**WORK TO BE COMPLETED:**
Starting at the first line of the listing below, repeat each line exactly until the line containing "agr3_whishi = [1.69, 1.90, 6.28, 6.09, 2.45]", which you include. Leave out pictures.
※
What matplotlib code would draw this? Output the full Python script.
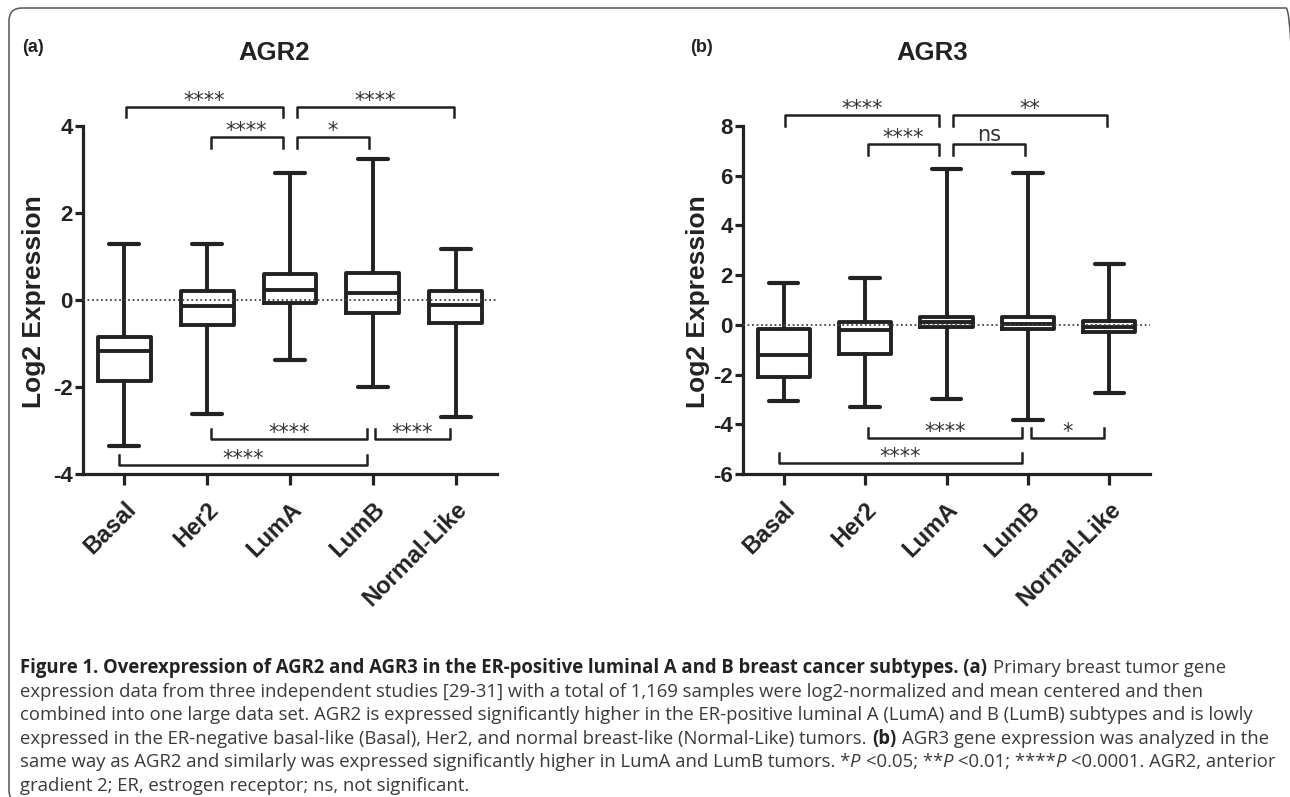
import matplotlib
matplotlib.use("Agg")
import matplotlib.pyplot as plt
from matplotlib.patches import FancyBboxPatch
from matplotlib.transforms import IdentityTransform

plt.rcParams["font.family"] = ["Liberation Sans", "DejaVu Sans"]

# categories
categories = ["Basal", "Her2", "LumA", "LumB", "Normal-Like"]

# AGR2 box values
agr2_whislo = [-3.36, -2.63, -1.37, -2.00, -2.69]
agr2_q1 = [-1.86, -0.57, -0.06, -0.29, -0.52]
agr2_med = [-1.17, -0.14, 0.22, 0.15, -0.12]
agr2_q3 = [-0.86, 0.20, 0.60, 0.63, 0.21]
agr2_whishi = [1.29, 1.28, 2.91, 3.24, 1.17]

# AGR3 box values
agr3_whislo = [-3.06, -3.30, -3.00, -3.81, -2.74]
agr3_q1 = [-2.08, -1.18, -0.10, -0.18, -0.30]
agr3_med = [-1.20, -0.20, 0.10, 0.03, -0.10]
agr3_q3 = [-0.16, 0.12, 0.33, 0.32, 0.15]
agr3_whishi = [1.69, 1.90, 6.28, 6.09, 2.45]

# significance brackets: x start, x end, bar height, label, leg (signed)
agr2_brackets = [
    (0.02, 1.91, 4.43, "****", -0.23),
    (2.08, 3.98, 4.43, "****", -0.23),
    (1.04, 1.91, 3.74, "****", -0.25),
    (2.08, 2.96, 3.74, "*", -0.25),
    (1.04, 2.93, -3.20, "****", 0.24),
    (3.03, 3.93, -3.20, "****", 0.24),
    (-0.06, 2.93, -3.79, "****", 0.23),
]
agr3_brackets = [
    (0.02, 1.91, 8.45, "****", -0.43),
    (2.08, 3.97, 8.45, "**", -0.43),
    (1.03, 1.91, 7.27, "****", -0.43),
    (2.08, 2.96, 7.27, "ns", -0.43),
    (1.03, 2.93, -4.54, "****", 0.41),
    (3.04, 3.93, -4.54, "*", 0.41),
    (-0.06, 2.93, -5.57, "****", 0.40),
]

agr2_ticks = [-4, -2, 0, 2, 4]
agr3_ticks = [-6, -4, -2, 0, 2, 4, 6, 8]

ink = "#222222"
W, H = 1290, 797
fig = plt.figure(figsize=(W / 100, H / 100), dpi=100)


def make_stats(lo, q1, med, q3, hi):
    return [dict(whislo=a, q1=b, med=c, q3=d, whishi=e, fliers=[])
            for a, b, c, d, e in zip(lo, q1, med, q3, hi)]


def draw_panel(ax, stats, ticks, brackets, label_x):
    ax.bxp(stats, positions=range(len(categories)), widths=0.64, capwidths=0.36,
           showfliers=False, manage_ticks=False,
           boxprops=dict(color=ink, lw=2.8),
           medianprops=dict(color=ink, lw=2.8),
           whiskerprops=dict(color=ink, lw=2.8),
           capprops=dict(color=ink, lw=3.0, solid_capstyle="round"))
    ax.axhline(0, color="#444444", lw=1.3, ls=(0, (1, 1.5)), zorder=5)
    ax.set_xlim(-0.5, 4.5)
    ax.set_ylim(ticks[0], ticks[-1])
    ax.set_yticks(ticks, labels=[str(t) for t in ticks], fontsize=16,
                  fontweight="bold", color=ink)
    ax.set_xticks(range(len(categories)), labels=categories, fontsize=17,
                  fontweight="bold", color=ink, rotation=45, ha="right", va="top",
                  rotation_mode="anchor")
    for s in ["top", "right"]:
        ax.spines[s].set_visible(False)
    for s in ["left", "bottom"]:
        ax.spines[s].set_linewidth(2.3)
        ax.spines[s].set_color(ink)
    ax.tick_params(axis="y", length=6, width=2.3, pad=1.5, color=ink)
    ax.tick_params(axis="x", length=8, width=2.3, pad=9, color=ink)
    for x1, x2, y, txt, leg in brackets:
        ax.plot([x1, x1, x2, x2], [y + leg, y, y, y + leg], color=ink, lw=1.8,
                clip_on=False)
        off = 2 if txt == "ns" else 0
        ax.annotate(txt, ((x1 + x2) / 2, y), xytext=(0, off), textcoords="offset points",
                    ha="center", va="baseline", fontsize=15, color="#333333",
                    family="DejaVu Sans", annotation_clip=False)
    ax.text(label_x, 0.494, "Log2 Expression", transform=ax.transAxes, rotation=90,
            ha="center", va="center", fontsize=19, fontweight="bold", color=ink)


ax1 = fig.add_axes([83 / W, 1 - 474 / H, 414 / W, 348 / H])
draw_panel(ax1, make_stats(agr2_whislo, agr2_q1, agr2_med, agr2_q3, agr2_whishi),
           agr2_ticks, agr2_brackets, -0.118)
ax2 = fig.add_axes([743 / W, 1 - 474 / H, 407 / W, 348 / H])
draw_panel(ax2, make_stats(agr3_whislo, agr3_q1, agr3_med, agr3_q3, agr3_whishi),
           agr3_ticks, agr3_brackets, -0.11)

# titles and panel letters
fig.text(274 / W, 1 - 53 / H, "AGR2", ha="center", va="center", fontsize=18.5,
         fontweight="bold", color=ink)
fig.text(932 / W, 1 - 53 / H, "AGR3", ha="center", va="center", fontsize=18.5,
         fontweight="bold", color=ink)
fig.text(22 / W, 1 - 48 / H, "(a)", ha="left", va="center", fontsize=13,
         fontweight="bold", color=ink)
fig.text(690 / W, 1 - 48 / H, "(b)", ha="left", va="center", fontsize=13,
         fontweight="bold", color=ink)

# frame round the figure
frame = FancyBboxPatch((9, -6), 1290, 795, boxstyle="round,pad=0,rounding_size=13",
                       transform=IdentityTransform(), fill=False, lw=1.1, ec="#555555")
fig.patches.append(frame)

# caption
caption = [
    [("Figure 1. Overexpression of AGR2 and AGR3 in the ER-positive luminal A and B "
      "breast cancer subtypes. (a)", "b", False), ("Primary breast tumor gene", "r", True)],
    [("expression data from three independent studies [29-31] with a total of 1,169 "
      "samples were log2-normalized and mean centered and then", "r", False)],
    [("combined into one large data set. AGR2 is expressed significantly higher in the "
      "ER-positive luminal A (LumA) and B (LumB) subtypes and is lowly", "r", False)],
    [("expressed in the ER-negative basal-like (Basal), Her2, and normal breast-like "
      "(Normal-Like) tumors.", "r", False), ("(b)", "b", True),
     ("AGR3 gene expression was analyzed in the", "r", True)],
    [("same way as AGR2 and similarly was expressed significantly higher in LumA and "
      "LumB tumors. *", "r", False), ("P", "i", False), ("<0.05; **", "r", True),
     ("P", "i", False), ("<0.01; ****", "r", True), ("P", "i", False),
     ("<0.0001. AGR2, anterior", "r", True)],
    [("gradient 2; ER, estrogen receptor; ns, not significant.", "r", False)],
]

renderer = fig.canvas.get_renderer()
cap_font = "Open Sans"
probe = fig.text(0, 0, caption[2][0][0], fontsize=10, family=cap_font,
                 transform=IdentityTransform())
cap_size = 10 * 1235 / probe.get_window_extent(renderer).width
probe.remove()
p1 = fig.text(0, 0, "a a", fontsize=cap_size, family=cap_font, transform=IdentityTransform())
p2 = fig.text(0, 0, "aa", fontsize=cap_size, family=cap_font, transform=IdentityTransform())
space_w = p1.get_window_extent(renderer).width - p2.get_window_extent(renderer).width
p1.remove()
p2.remove()

styles = {"r": ("normal", "normal", "#3a3a3a"), "b": ("bold", "normal", "#222222"),
          "i": ("normal", "italic", "#3a3a3a")}
for k, line in enumerate(caption):
    x = 20
    base = H - (673 + 23.6 * k)
    for txt, kind, gap in line:
        if gap:
            x += space_w
        elif x > 20:
            x -= 2
        wgt, sty, col = styles[kind]
        t = fig.text(x, base, txt, fontsize=cap_size, family=cap_font, fontweight=wgt,
                     style=sty, color=col, va="baseline", transform=IdentityTransform())
        x = t.get_window_extent(renderer).x1 + 1

fig.savefig("out.png", dpi=100)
※
**RESPONSE BELOW:**
What matplotlib code would draw this? Output the full Python script.
import matplotlib
matplotlib.use("Agg")
import matplotlib.pyplot as plt
from matplotlib.patches import FancyBboxPatch
from matplotlib.transforms import IdentityTransform

plt.rcParams["font.family"] = ["Liberation Sans", "DejaVu Sans"]

# categories
categories = ["Basal", "Her2", "LumA", "LumB", "Normal-Like"]

# AGR2 box values
agr2_whislo = [-3.36, -2.63, -1.37, -2.00, -2.69]
agr2_q1 = [-1.86, -0.57, -0.06, -0.29, -0.52]
agr2_med = [-1.17, -0.14, 0.22, 0.15, -0.12]
agr2_q3 = [-0.86, 0.20, 0.60, 0.63, 0.21]
agr2_whishi = [1.29, 1.28, 2.91, 3.24, 1.17]

# AGR3 box values
agr3_whislo = [-3.06, -3.30, -3.00, -3.81, -2.74]
agr3_q1 = [-2.08, -1.18, -0.10, -0.18, -0.30]
agr3_med = [-1.20, -0.20, 0.10, 0.03, -0.10]
agr3_q3 = [-0.16, 0.12, 0.33, 0.32, 0.15]
agr3_whishi = [1.69, 1.90, 6.28, 6.09, 2.45]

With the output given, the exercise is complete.